- _Material to process_
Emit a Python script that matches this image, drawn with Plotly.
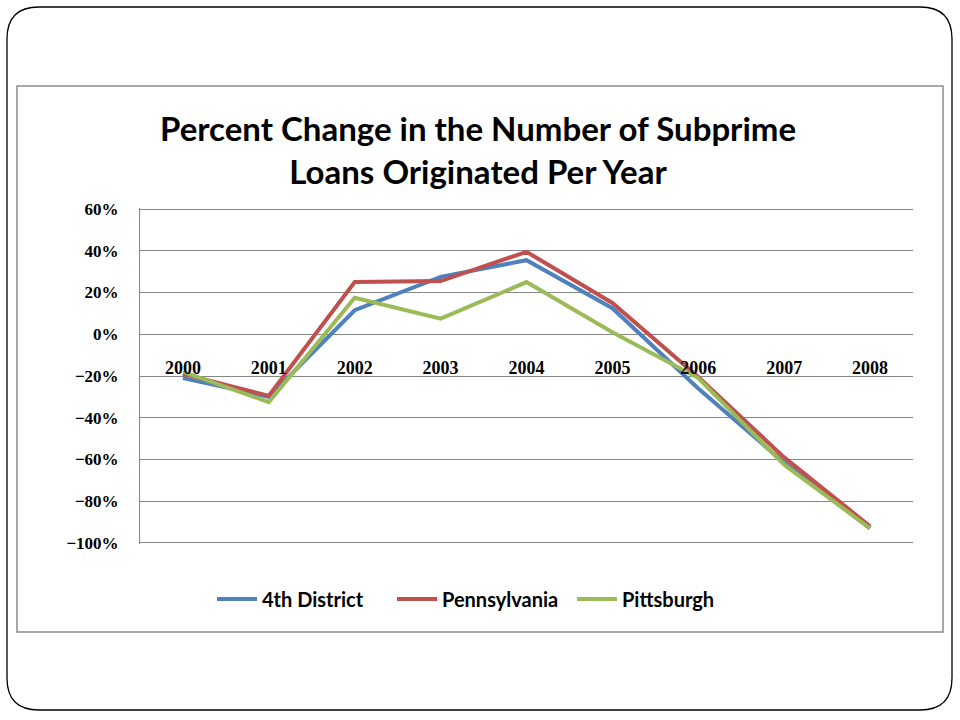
import plotly.graph_objects as go

years = ["2000", "2001", "2002", "2003", "2004", "2005", "2006", "2007", "2008"]
district4 = [-21, -30, 11.5, 27.5, 35.5, 12.5, -26, -61.5, -93]
pennsylvania = [-19, -29.5, 25, 25.5, 39.5, 15, -20.5, -59, -92]
pittsburgh = [-18, -32.5, 17.5, 7.5, 25, 1, -21, -62.5, -93]

series_names = ["4th District", "Pennsylvania", "Pittsburgh"]
series_colors = ["#4F81BD", "#C0504D", "#9BBB59"]

W, H = 960, 720
L, R, T, B = 140, 913, 208, 544  # plot area in pixels (a hair beyond the end gridlines)
Y_RANGE = [-100.5, 60.5]


def px_to_paper(x, y):
    return (x - L) / (R - L), (B - y) / (B - T)


def rounded_rect(x0, y0, x1, y1, r):
    # path in paper coords built from pixel corners
    pts = [
        ("M", x0 + r, y0),
        ("L", x1 - r, y0),
        ("Q", x1, y0, x1, y0 + r),
        ("L", x1, y1 - r),
        ("Q", x1, y1, x1 - r, y1),
        ("L", x0 + r, y1),
        ("Q", x0, y1, x0, y1 - r),
        ("L", x0, y0 + r),
        ("Q", x0, y0, x0 + r, y0),
    ]
    out = []
    for p in pts:
        cmd, coords = p[0], p[1:]
        parts = []
        for i in range(0, len(coords), 2):
            px, py = px_to_paper(coords[i], coords[i + 1])
            parts.append(f"{px:.5f},{py:.5f}")
        out.append(cmd + " " + " ".join(parts))
    return " ".join(out) + " Z"


fig = go.Figure()
for name, vals, color in zip(series_names, [district4, pennsylvania, pittsburgh], series_colors):
    fig.add_trace(
        go.Scatter(
            x=years,
            y=vals,
            mode="lines",
            name=name,
            line=dict(color=color, width=4),
        )
    )

# outer slide frame and chart box
fig.add_shape(
    type="path",
    xref="paper",
    yref="paper",
    path=rounded_rect(7, 7, 952, 710, 32),
    line=dict(color="black", width=1.3),
    layer="below",
)
bx0, by0 = px_to_paper(17, 86)
bx1, by1 = px_to_paper(943, 632)
fig.add_shape(
    type="rect",
    xref="paper",
    yref="paper",
    x0=bx0,
    y0=by1,
    x1=bx1,
    y1=by0,
    line=dict(color="#8C8C8C", width=1.5),
    layer="below",
)

tx, ty = px_to_paper(478, 149)
fig.add_annotation(
    xref="paper",
    yref="paper",
    x=tx,
    y=ty,
    text="Percent Change in the Number of Subprime<br>Loans Originated Per Year",
    showarrow=False,
    font=dict(family="Lato", size=33, color="black", weight="bold"),
    xanchor="center",
    yanchor="middle",
)

zero_pos = (0 - Y_RANGE[0]) / (Y_RANGE[1] - Y_RANGE[0])
lx, ly = px_to_paper(482, 599)
fig.update_layout(
    width=W,
    height=H,
    margin=dict(l=L, r=W - R, t=T, b=H - B),
    paper_bgcolor="white",
    plot_bgcolor="white",
    showlegend=True,
    legend=dict(
        orientation="h",
        x=lx,
        y=ly,
        xanchor="center",
        yanchor="middle",
        font=dict(family="Lato", size=20, color="black", weight="bold"),
        itemwidth=40,
        entrywidth=125,
        traceorder="normal",
    ),
    xaxis=dict(
        type="category",
        range=[-0.5, 8.5],
        anchor="free",
        position=zero_pos,
        showline=False,
        showgrid=False,
        ticks="",
        ticklabelstandoff=21,
        tickfont=dict(family="Liberation Serif", size=18, color="black", weight="bold"),
    ),
    yaxis=dict(
        range=Y_RANGE,
        dtick=20,
        ticksuffix="%",
        showgrid=True,
        gridcolor="#868686",
        gridwidth=1,
        showline=True,
        linecolor="#868686",
        linewidth=1,
        zeroline=False,
        ticks="",
        ticklabelstandoff=17,
        tickfont=dict(family="Liberation Serif", size=17, color="black", weight="bold"),
    ),
)

fig.write_html(
    "out.html",
    config={"displayModeBar": False},
    post_script="document.body.style.margin='0';",
)
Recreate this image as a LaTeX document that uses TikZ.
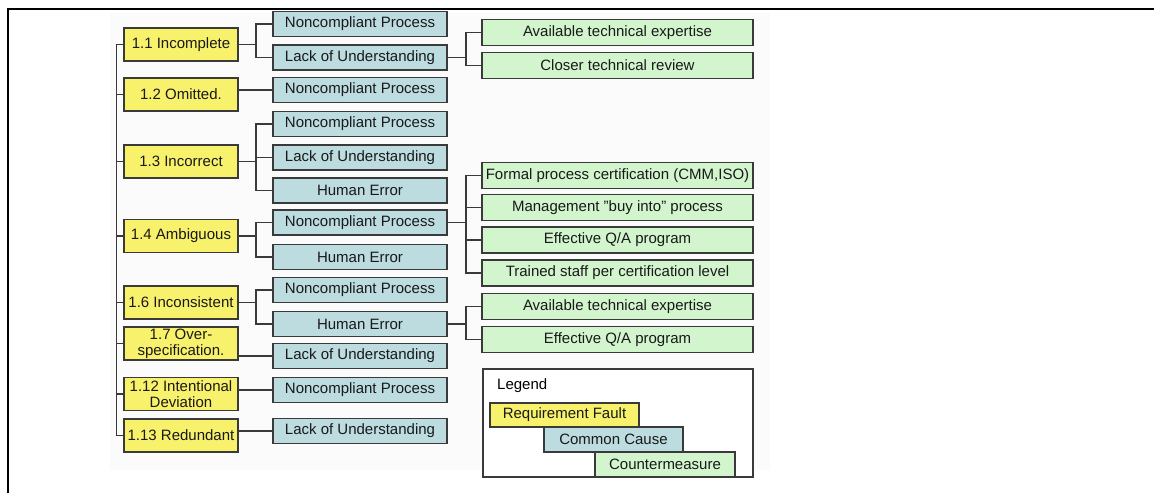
\documentclass[tikz,border=0pt]{standalone}
\usepackage{fontspec}
\setmainfont{Liberation Sans}
\definecolor{faultyellow}{HTML}{F8F16C}
\definecolor{causeblue}{HTML}{BCDCE0}
\definecolor{measuregreen}{HTML}{D2F5CE}
\definecolor{linegray}{HTML}{3A3A3A}
\begin{document}
\begin{tikzpicture}[
    x=1pt, y=-1pt,
    box/.style={draw=linegray, line width=1.4pt, inner sep=0pt, align=center, font=\fontsize{15}{16}\selectfont, text=black!90},
    fault/.style={box, fill=faultyellow, minimum width=114pt, minimum height=33pt},
    cause/.style={box, fill=causeblue, minimum width=174pt, minimum height=25pt},
    measure/.style={box, fill=measuregreen, minimum width=271pt, minimum height=26pt},
    link/.style={draw=linegray, line width=1.6pt},
  ]
    \useasboundingbox (0,0) rectangle (1154,493);
    \fill[black!1.5] (110,13) rectangle (770,470);
    % Frame
    \draw[line width=2.2pt] (8,493) -- (8,9) -- (1154,9);

    % Requirement faults
    \node[fault] (f11) at (181,44.5) {1.1 Incomplete};
    \node[fault] (f12) at (181,94.5) {1.2 Omitted.};
    \node[fault] (f13) at (181,161.5) {1.3 Incorrect};
    \node[fault] (f14) at (181,236) {1.4 Ambiguous};
    \node[fault] (f16) at (181,302.5) {1.6 Inconsistent};
    \node[fault] (f17) at (181,343.5) {1.7 Over-\\specification.};
    \node[fault] (f112) at (181,394) {1.12 Intentional\\Deviation};
    \node[fault] (f113) at (181,435.5) {1.13 Redundant};

    % Common causes
    \node[cause] (c1) at (360,24) {Noncompliant Process};
    \node[cause] (c2) at (360,57.5) {Lack of Understanding};
    \node[cause] (c3) at (360,90) {Noncompliant Process};
    \node[cause] (c4) at (360,124) {Noncompliant Process};
    \node[cause] (c5) at (360,157.5) {Lack of Understanding};
    \node[cause] (c6) at (360,190.5) {Human Error};
    \node[cause] (c7) at (360,222.5) {Noncompliant Process};
    \node[cause] (c8) at (360,257) {Human Error};
    \node[cause] (c9) at (360,290) {Noncompliant Process};
    \node[cause] (c10) at (360,324) {Human Error};
    \node[cause] (c11) at (360,356) {Lack of Understanding};
    \node[cause] (c12) at (360,390) {Noncompliant Process};
    \node[cause] (c13) at (360,431) {Lack of Understanding};

    % Countermeasures
    \node[measure] (m1) at (617.5,32.5) {Available technical expertise};
    \node[measure] (m2) at (617.5,65.5) {Closer technical review};
    \node[measure] (m3) at (617.5,175.5) {Formal process certification (CMM,ISO)};
    \node[measure] (m4) at (617.5,207.5) {Management "buy into" process};
    \node[measure] (m5) at (617.5,240) {Effective Q/A program};
    \node[measure] (m6) at (617.5,273) {Trained staff per certification level};
    \node[measure] (m7) at (617.5,306.5) {Available technical expertise};
    \node[measure] (m8) at (617.5,339.5) {Effective Q/A program};

    % Spine
    \draw[link] (f11.west) -- ++(-7,0) coordinate (s0) |- (f113.west);
    \draw[link] (f12.west) -- (f12.west -| s0);
    \draw[link] (f13.west) -- (f13.west -| s0);
    \draw[link] (f14.west) -- (f14.west -| s0);
    \draw[link] (f16.west) -- (f16.west -| s0);
    \draw[link] (f17.west) -- (f17.west -| s0);
    \draw[link] (f112.west) -- (f112.west -| s0);

    % Faults to causes
    \draw[link] (f11.east) -- ++(17,0) coordinate (j11);
    \draw[link] (j11) |- (c1.west);
    \draw[link] (j11) |- (c2.west);
    \draw[link] (f12.east |- c3.west) -- (c3.west);
    \draw[link] (f13.east) -- ++(17,0) coordinate (j13);
    \draw[link] (j13) |- (c4.west);
    \draw[link] (j13) |- (c5.west);
    \draw[link] (j13) |- (c6.west);
    \draw[link] (f14.east) -- ++(17,0) coordinate (j14);
    \draw[link] (j14) |- (c7.west);
    \draw[link] (j14) |- (c8.west);
    \draw[link] (f16.east) -- ++(17,0) coordinate (j16);
    \draw[link] (j16) |- (c9.west);
    \draw[link] (j16) |- (c10.west);
    \draw[link] (f17.east |- c11.west) -- (c11.west);
    \draw[link] (f112.east |- c12.west) -- (c12.west);
    \draw[link] (f113.east |- c13.west) -- (c13.west);

    % Causes to countermeasures
    \draw[link] (c2.east) -- ++(18,0) coordinate (k2);
    \draw[link] (k2) |- (m1.west);
    \draw[link] (k2) |- (m2.west);
    \draw[link] (c7.east) -- ++(18,0) coordinate (k7);
    \draw[link] (k7) |- (m3.west);
    \draw[link] (k7) |- (m4.west);
    \draw[link] (k7) |- (m5.west);
    \draw[link] (k7) |- (m6.west);
    \draw[link] (c10.east) -- ++(18,0) coordinate (k10);
    \draw[link] (k10) |- (m7.west);
    \draw[link] (k10) |- (m8.west);

    % Legend
    \node[draw=linegray, line width=1.4pt, fill=white, minimum width=270pt, minimum height=108pt, inner sep=0pt] (legend) at (618,423) {};
    \node[font=\fontsize{15}{16}\selectfont, anchor=west, inner sep=0pt] (legendtitle) at (497,386) {Legend};
    \node[fault, minimum width=149pt, minimum height=24pt] (lf) at (564.5,415) {Requirement Fault};
    \node[cause, minimum width=139pt] (lc) at (613.5,439.5) {Common Cause};
    \node[measure, minimum width=140pt, minimum height=25pt] (lm) at (665,464.5) {Countermeasure};
\end{tikzpicture}
\end{document}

- _The problem_
Repeat the lines exactly as they stand, from the opening line of the data through the line with "return (x - L)". Pictures stay out of the copy.

- _Reply to the exercise_
Emit a Python script that matches this image, drawn with Plotly.
import plotly.graph_objects as go

years = ["2000", "2001", "2002", "2003", "2004", "2005", "2006", "2007", "2008"]
district4 = [-21, -30, 11.5, 27.5, 35.5, 12.5, -26, -61.5, -93]
pennsylvania = [-19, -29.5, 25, 25.5, 39.5, 15, -20.5, -59, -92]
pittsburgh = [-18, -32.5, 17.5, 7.5, 25, 1, -21, -62.5, -93]

series_names = ["4th District", "Pennsylvania", "Pittsburgh"]
series_colors = ["#4F81BD", "#C0504D", "#9BBB59"]

W, H = 960, 720
L, R, T, B = 140, 913, 208, 544  # plot area in pixels (a hair beyond the end gridlines)
Y_RANGE = [-100.5, 60.5]


def px_to_paper(x, y):
    return (x - L) / (R - L), (B - y) / (B - T)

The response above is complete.